I have noticed that Indian politicians tend to make extravagant promises which they cannot fulfil and this leads to frustration and disillusionment among voters. Nevertheless, most Indians maintain a yearning to make the democratic system work and are keen to have their say on how they are governed.
This is not always the case in Japan. “All the important decisions seem to be stitched up by old men in Tokyo,” a young woman once said to me. “Why should I care about what they are up to?”
Go to the polls
I believe there is a way in which Yoshihide Suga could inject some much needed energy into Japanese politics: he should call a general election this autumn.
Officially, he could stay on until the autumn of 2021, when Jiminto’s term in office is up. But if he waits until then, he will have to face voters after a postponed – and much reduced – Olympic Games. (In fact, the Olympics may have to be cancelled altogether because of coronavirus.) However, if as a relatively fresh prime minister – albeit aged 71 – he dissolves the parliament this autumn, he could seek a clear mandate to deal with Japan’s domestic problems, as well international challenges.
The most crucial issue is how to protect citizens during the current health crisis and prevent Japan from entering another prolonged economic downturn.
An easy target
If the democratic process worked properly, it should be easy for the opposition to beat Mr Suga.
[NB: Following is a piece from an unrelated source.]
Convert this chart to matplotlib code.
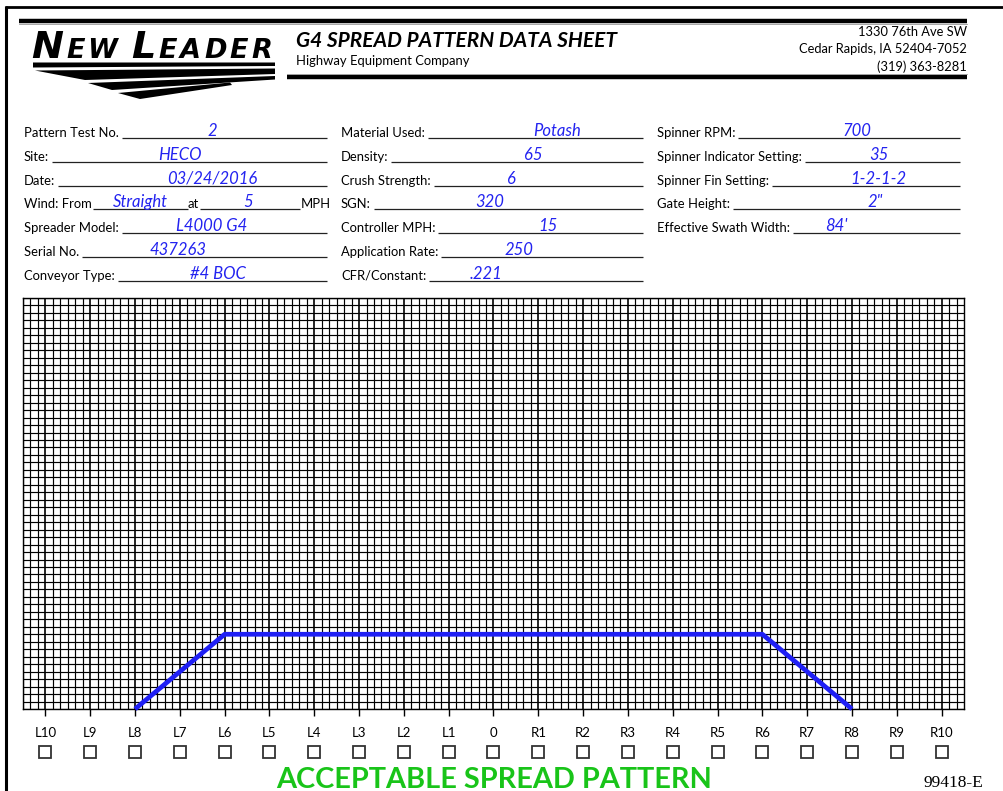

He is not a charismatic leader nor a great public speaker. He is also tainted by being a “yes” man for Shinzo Abe, who did not fulfill his pledges to revive the economy and reform the constitution.
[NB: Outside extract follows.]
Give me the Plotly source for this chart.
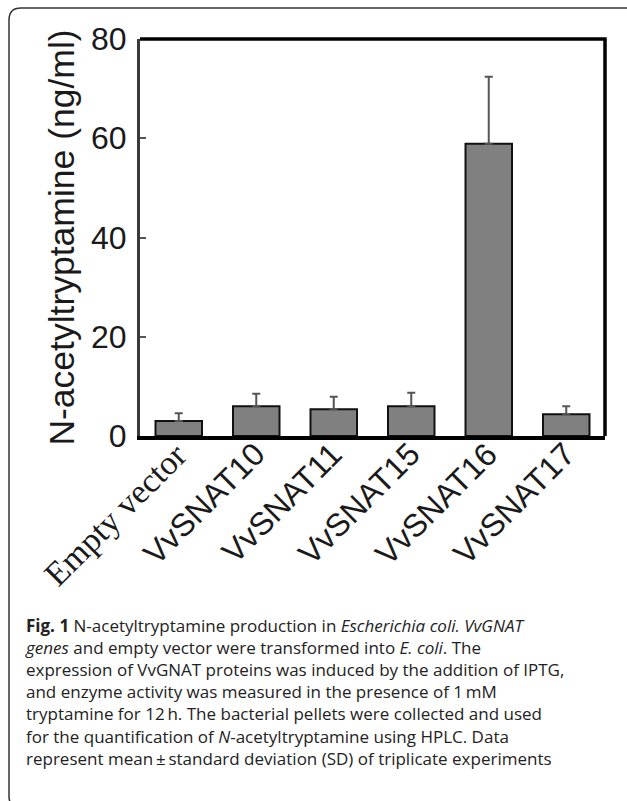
import plotly.graph_objects as go

categories = ["Empty vector", "VvSNAT10", "VvSNAT11", "VvSNAT15", "VvSNAT16", "VvSNAT17"]
means = [3.0, 6.0, 5.4, 6.0, 58.9, 4.4]
sds = [1.6, 2.5, 2.5, 2.7, 13.5, 1.6]
y_ticks = [0, 20, 40, 60, 80]
caption_lines = [
    "<b>Fig. 1</b> N-acetyltryptamine production in <i>Escherichia coli. VvGNAT</i>",
    "<i>genes</i> and empty vector were transformed into <i>E. coli</i>. The",
    "expression of VvGNAT proteins was induced by the addition of IPTG,",
    "and enzyme activity was measured in the presence of 1\u2009mM",
    "tryptamine for 12\u2009h. The bacterial pellets were collected and used",
    "for the quantification of <i>N</i>-acetyltryptamine using HPLC. Data",
    "represent mean\u2009\u00b1\u2009standard deviation (SD) of triplicate experiments",
]

W, H = 627, 801
L, R, T, B = 140, 605, 39, 436


def px(x):
    return (x - L) / (R - L)


def py(y):
    return (B - y) / (B - T)


xpos = list(range(len(categories)))

fig = go.Figure()
fig.add_trace(go.Bar(
    x=xpos, y=means, width=0.6,
    marker=dict(color="#808080", line=dict(color="#111111", width=2)),
    error_y=dict(type="data", symmetric=False, array=sds, arrayminus=[0] * len(sds),
                 color="#555555", thickness=2, width=4),
))

# category labels, rotated
for i, c in enumerate(categories):
    fam = "Liberation Serif" if i == 0 else "Liberation Sans"
    size = 34 if i == 0 else 32
    fig.add_annotation(text=c, x=xpos[i], xref="x", y=py(433), yref="paper",
                       xanchor="right", yanchor="top", textangle=-45, showarrow=False,
                       xshift=18, font=dict(family=fam, size=size, color="#1a1a1a"))

# outer rounded frame
x0, y0, x1, y1, r = 9, 8, 638, 808, 12
path = (f"M {px(x0)},{py(y0 + r)} Q {px(x0)},{py(y0)} {px(x0 + r)},{py(y0)} "
        f"L {px(x1 - r)},{py(y0)} Q {px(x1)},{py(y0)} {px(x1)},{py(y0 + r)} "
        f"L {px(x1)},{py(y1 - r)} Q {px(x1)},{py(y1)} {px(x1 - r)},{py(y1)} "
        f"L {px(x0 + r)},{py(y1)} Q {px(x0)},{py(y1)} {px(x0)},{py(y1 - r)} Z")
fig.add_shape(type="path", path=path, xref="paper", yref="paper",
              line=dict(color="#333333", width=1.5), layer="below")
# top and right frame of plot
fig.add_shape(type="path", path="M 0,1 L 1,1 L 1,0", xref="paper", yref="paper",
              line=dict(color="#000000", width=3.5))

fig.add_annotation(text="<br>".join(caption_lines), xref="paper", yref="paper",
                   x=px(23), y=py(612), xanchor="left", yanchor="top", align="left",
                   showarrow=False, font=dict(family="Open Sans", size=17, color="#222222"))

fig.update_layout(
    width=W, height=H,
    margin=dict(l=L, r=W - R, t=T, b=H - B),
    paper_bgcolor="white", plot_bgcolor="white",
    showlegend=False,
    font=dict(family="Liberation Sans", color="#1a1a1a"),
)
fig.update_xaxes(range=[-0.5, len(categories) - 0.5], showline=True, linecolor="#000000",
                 linewidth=3.5, ticks="", showticklabels=False, showgrid=False, zeroline=False)
fig.update_yaxes(range=[0, 80], tickvals=y_ticks, showline=True, linecolor="#3a3a3a",
                 linewidth=3, ticks="inside", ticklen=6, tickwidth=2, tickcolor="#555555",
                 tickfont=dict(size=32), showgrid=False, zeroline=False,
                 ticklabelstandoff=4,
                 title=dict(text="N-acetyltryptamine (ng/ml)", font=dict(size=35.5), standoff=6))

fig.write_html("out.html", config={"displayModeBar": False},
               post_script="document.body.style.margin='0';")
The Japanese government’s response to Covid-19 has revealed systemic inefficiency and lack of foresight. Shinzo Abe’s popularity fell as the disease spread. (Japan has about 77,000 cases of Covid-19 and about a thousand people have died, compared to more than five million cases and 83,000 deaths in India, according to the World Health Organisation.) The Japanese government’s problems should be advantageous to opposition parties. Two of the big ones, the Democratic Party for the People (DPP) and the Constitutional Democratic Party of Japan (CDP), merged in the summer, in the hope of putting up a united front at the next election. But whatever they do ahead of the polls, I do not believe they will be able to win, even against an unimpressive incumbent like Mr Suga.
A broken system
Since 1955, there have only been two instances in which Mr Suga’s Jiminto party was voted out of power and in both cases it managed to wrestle back control within a few years. The whole structure of Japan’s political system is designed to keep the same party in office for long periods. Even though there are frequent elections, which seem to be free and fair, Japan has ended up with a one-party system, largely because Jiminto has tweaked the rules to keep it that way.
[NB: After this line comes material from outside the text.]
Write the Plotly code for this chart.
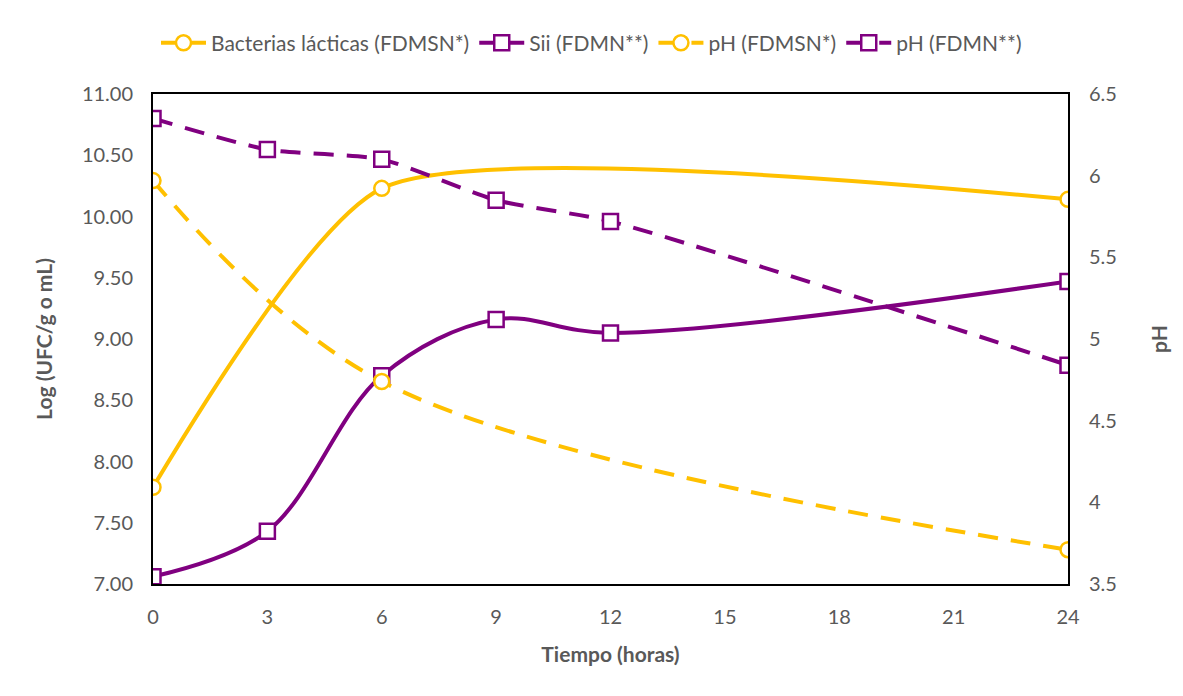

People seem to accept this state of affairs because it brings stability and a pervasive air of calm. It also suits the hierarchical nature of Japanese society and fits with its reverence for the wisdom of old age. There is currently no wave of populism in Japan and Mr Suga is presenting himself as a gentle reformer rather than a bold iconoclast. Yet I note that there is a clause near the start of Jiminto’s constitution which says: “The party looks to the future by committing to ongoing reform.” We can see from this summer’s leadership race that reform is needed within the party. I believe this should be extended to the whole of Japan’s moribund political system. Unless there is profound change in the way the leaders engage with the electorate, it is unlikely that Japan will be regarded as a true democracy.
(Duncan Bartlett is the Editor of Asian Affairs magazine and a regular columnist for The Economic Times.)